Root Canals: Are you putting a bullet in your mouth?
Of all the dental procedures and dental materials utilized throughout the field of dentistry there is none more destructive to human health than root canals.
“It’s like putting a bullet in your mouth, and then just waiting for the day it might kill you.”
~ A Dental Consultant after years of observing the ravages of root canal ‘treatment’
Let’s first draw the picture – in living color – for you to look at closely before you choose to do a root canal(s) in your mouth.
This routine procedure involves the following technique every time the endodontist or general dentist gets busy in your mouth making canals in your teeth, some of which may be stubs at that point.
First the dentist removes all the dental pulp from the tooth. “The dental pulp is the part in the center of a tooth made up of living connective tissue and cells called odontoblasts.” This vital pulp, which is necessary for a living tooth to remain living, is full of blood vessels and nerve tissue. When this blood supply and network of nerves is extracted, the tooth is essentially devitalized, aka killed. The tooth is then completely unable to perform all the normal activities which are required for optimal tooth health.
Why would anyone, ever, want a dead tooth in their mouth … for the rest of their life?!
So, the first question any rational person would ask themselves is: “Why would I want a dead tooth in my mouth … for the rest of my life?”
Good question!
Answer: You don’t want a dead tooth in your mouth for the rest of your life.
Please show us — The Health Coach — another instance in your body where a dead organ, tissue, limb, digit, etc. is purposefully kept in or attached to your body by the Medical Practitioner. Show us just one example.
Our experience has been that wherever an organ dies, the doctor removes it pronto. Whenever a limb becomes gangrenous, the surgeon amputates post haste. If your eye were to “die” due to some traumatic injury which became infected, the ophthalmologist would completely remove the eye leaving an empty socket cleaned out of all infected tissue, yes?
Why then does an endodontist go out of his way to keep your white shiny tooth in place even though he has just killed it?! The only reason he is able to get away with this extremely dangerous procedure is because of our ignorance often coupled with vanity, together with his/her ‘compelling’ sales pitch as to why you don’t want to lose the tooth (that’s another very long story for another dental coaching session).
Let’s revisit the dead tooth that sits in your mouth after the root canal is completed. Because it still appears white does that mean it is okay. If it turned black and oozed pus, what would you do with it? Wouldn’t you take it out? Well, here’s what’s REALLY going on with that tooth.
The human body was designed to rid itself of all dead and infected cells, tissues, organs, etc. Teeth are no different and it’s why we see so many toothless people around the world where there is not adequate preventive dental care and maintenance-oriented oral health. The body gets rid of the tooth that’s “gone bad”… one way or another.
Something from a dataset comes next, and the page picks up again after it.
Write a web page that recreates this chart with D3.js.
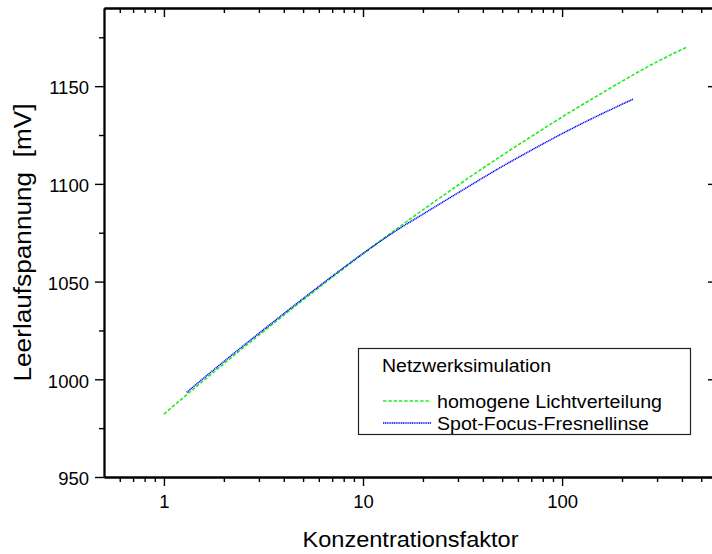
<!DOCTYPE html>
<html>
<head>
<meta charset="utf-8">
<script src="https://cdn.jsdelivr.net/npm/d3@7"></script>
<style>
  html, body { margin: 0; padding: 0; background: #fff; }
  svg { display: block; font-family: "Liberation Sans", Arial, sans-serif; }
</style>
</head>
<body>
<script>
// Konzentrationsfaktor values and open-circuit voltage in mV
const xHomogen = [1, 1.5, 2, 3, 5, 7, 10, 15, 20, 30, 50, 70, 100, 150, 200, 300, 420];
const yHomogen = [982.2, 997.4, 1008.0, 1022.6, 1040.6, 1052.2, 1064.2, 1077.5, 1086.7, 1099.3, 1114.6, 1124.2, 1134.2, 1145.0, 1152.5, 1162.5, 1169.8];

const xFresnel = [1.3, 1.5, 2, 3, 5, 7, 10, 15, 20, 30, 50, 70, 100, 150, 228];
const yFresnel = [993.3, 998.6, 1009.1, 1023.5, 1041.3, 1052.7, 1064.4, 1076.7, 1084.5, 1095.4, 1108.9, 1117.2, 1125.7, 1134.7, 1143.4];

const xMajor = [1, 10, 100];
const xMinor = [0.6, 0.7, 0.8, 0.9, 2, 3, 4, 5, 6, 7, 8, 9, 20, 30, 40, 50, 60, 70, 80, 90, 200, 300, 400, 500];
const yMajor = [950, 1000, 1050, 1100, 1150];
const yMinor = [975, 1025, 1075, 1125, 1175];

const legendTitle = "Netzwerksimulation";
const seriesNames = ["homogene Lichtverteilung", "Spot-Focus-Fresnellinse"];

function main() {
    const width = 712;
    const height = 554;
    const left = 104, right = 717, top = 8, bottom = 477;

    const x = d3.scaleLog().domain([0.5, 600]).range([left, right]);
    const y = d3.scaleLinear().domain([950, 1190]).range([bottom, top]);

    const svg = d3.select("body").append("svg")
        .attr("width", width)
        .attr("height", height);

    const axisStyle = g => {
        g.select(".domain").attr("stroke", "#000").attr("stroke-width", 1.8);
        g.selectAll(".tick line").attr("stroke", "#000").attr("stroke-width", 1.4);
        g.selectAll(".tick text").attr("fill", "#000").style("font-size", "18.5px");
    };

    // bottom axis
    svg.append("g")
        .attr("transform", `translate(0,${bottom})`)
        .call(d3.axisBottom(x).tickValues(xMinor).tickSize(5).tickSizeOuter(0).tickFormat(""))
        .call(axisStyle);
    svg.append("g")
        .attr("transform", `translate(0,${bottom})`)
        .call(d3.axisBottom(x).tickValues(xMajor).tickSize(9).tickSizeOuter(0).tickPadding(9).tickFormat(d3.format("d")))
        .call(axisStyle);

    // top axis, ticks inward
    svg.append("g")
        .attr("transform", `translate(0,${top})`)
        .call(d3.axisTop(x).tickValues(xMinor).tickSize(-5).tickSizeOuter(0).tickFormat(""))
        .call(axisStyle);
    svg.append("g")
        .attr("transform", `translate(0,${top})`)
        .call(d3.axisTop(x).tickValues(xMajor).tickSize(-9).tickSizeOuter(0).tickFormat(""))
        .call(axisStyle);

    // left axis
    svg.append("g")
        .attr("transform", `translate(${left},0)`)
        .call(d3.axisLeft(y).tickValues(yMinor).tickSize(5).tickSizeOuter(0).tickFormat(""))
        .call(axisStyle);
    const yAx = svg.append("g")
        .attr("transform", `translate(${left},0)`)
        .call(d3.axisLeft(y).tickValues(yMajor).tickSize(9).tickSizeOuter(0).tickPadding(6).tickFormat(d3.format("d")))
        .call(axisStyle);
    yAx.selectAll(".tick text").attr("dy", "0.42em");

    // right axis, ticks inward
    svg.append("g")
        .attr("transform", `translate(${right},0)`)
        .call(d3.axisRight(y).tickValues(yMinor).tickSize(-5).tickSizeOuter(0).tickFormat(""))
        .call(axisStyle);
    svg.append("g")
        .attr("transform", `translate(${right},0)`)
        .call(d3.axisRight(y).tickValues(yMajor).tickSize(-9).tickSizeOuter(0).tickFormat(""))
        .call(axisStyle);

    // axis titles
    svg.append("text")
        .attr("x", (left + right) / 2)
        .attr("y", 547)
        .attr("text-anchor", "middle")
        .attr("textLength", 216)
        .attr("lengthAdjust", "spacingAndGlyphs")
        .style("font-size", "22px")
        .text("Konzentrationsfaktor");

    svg.append("text")
        .attr("transform", `translate(31,${(top + bottom) / 2}) rotate(-90)`)
        .attr("text-anchor", "middle")
        .attr("textLength", 278)
        .attr("lengthAdjust", "spacingAndGlyphs")
        .style("font-size", "23px")
        .style("white-space", "pre")
        .text("Leerlaufspannung  [mV]");

    // curves
    const line = d3.line()
        .x(d => x(d[0]))
        .y(d => y(d[1]))
        .curve(d3.curveMonotoneX);

    const series = [
        { pts: d3.zip(xHomogen, yHomogen), color: "#22ee22", dash: "3.5,1.8", w: 1.6 },
        { pts: d3.zip(xFresnel, yFresnel), color: "#0000ff", dash: "1.2,0.6", w: 1.5 }
    ];

    svg.selectAll("path.curve")
        .data(series)
        .join("path")
        .attr("class", "curve")
        .attr("fill", "none")
        .attr("stroke", d => d.color)
        .attr("stroke-width", d => d.w)
        .attr("stroke-dasharray", d => d.dash)
        .attr("d", d => line(d.pts));

    // legend
    const lg = svg.append("g");
    lg.append("rect")
        .attr("x", 358.5).attr("y", 348.5)
        .attr("width", 332).attr("height", 86)
        .attr("fill", "#fff")
        .attr("stroke", "#222")
        .attr("stroke-width", 1.2);
    lg.append("text")
        .attr("x", 382).attr("y", 372)
        .attr("textLength", 169)
        .attr("lengthAdjust", "spacingAndGlyphs")
        .style("font-size", "17.5px")
        .text(legendTitle);

    const rowY = [401, 423];
    series.forEach((s, i) => {
        lg.append("line")
            .attr("x1", 383).attr("x2", 431)
            .attr("y1", rowY[i]).attr("y2", rowY[i])
            .attr("stroke", s.color)
            .attr("stroke-width", 1.3)
            .attr("stroke-dasharray", s.dash);
        lg.append("text")
            .attr("x", 437).attr("y", rowY[i] + 6.5)
            .attr("textLength", i === 0 ? 225 : 212)
            .attr("lengthAdjust", "spacingAndGlyphs")
            .style("font-size", "17.5px")
            .text(seriesNames[i]);
    });
}

addEventListener('DOMContentLoaded', main);
</script>
</body>
</html>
You see, the tooth dentin* is full of thousands of microscopic dentin tubules which are critical to maintaining healthy teeth. Once the root canal is performed these tubules become home to all sorts of pathogenic bacteria and accumulated toxins which can no longer be removed because the tooth’s vascular system has been removed (and the tooth’s natural self-healing system has been totally incapacitated). All the normal activities that are carried out within this matrix, “which radiate outward through the dentin from the pulp to the exterior cementum or enamel border“, cease to take place. It’s important to understand that “these tubules contain fluid and cellular structures. As a result, dentin has a degree of permeability which can increase the sensation of pain and the rate of tooth decay.“
*“Dentin is bone-like matrix characterized by multiple closely packed dentinal tubules that traverse its entire thickness and contain the cytoplasmic extensions of odontoblasts that once formed the dentine and maintain it.” (Per Wikipedia)
That’s enough anatomy for the time being; the upshot is that your dead, root-canaled tooth has now become a haven for all sorts of nasty pathogenic microorganisms which sit there for the lifetime of the body doing more damage than you’ll ever know. Much of the havoc actually starts around the roots of the root-canaled tooth. This is where the body sets up it first line of defense against a tooth that has died and is on the way to becoming necrotic.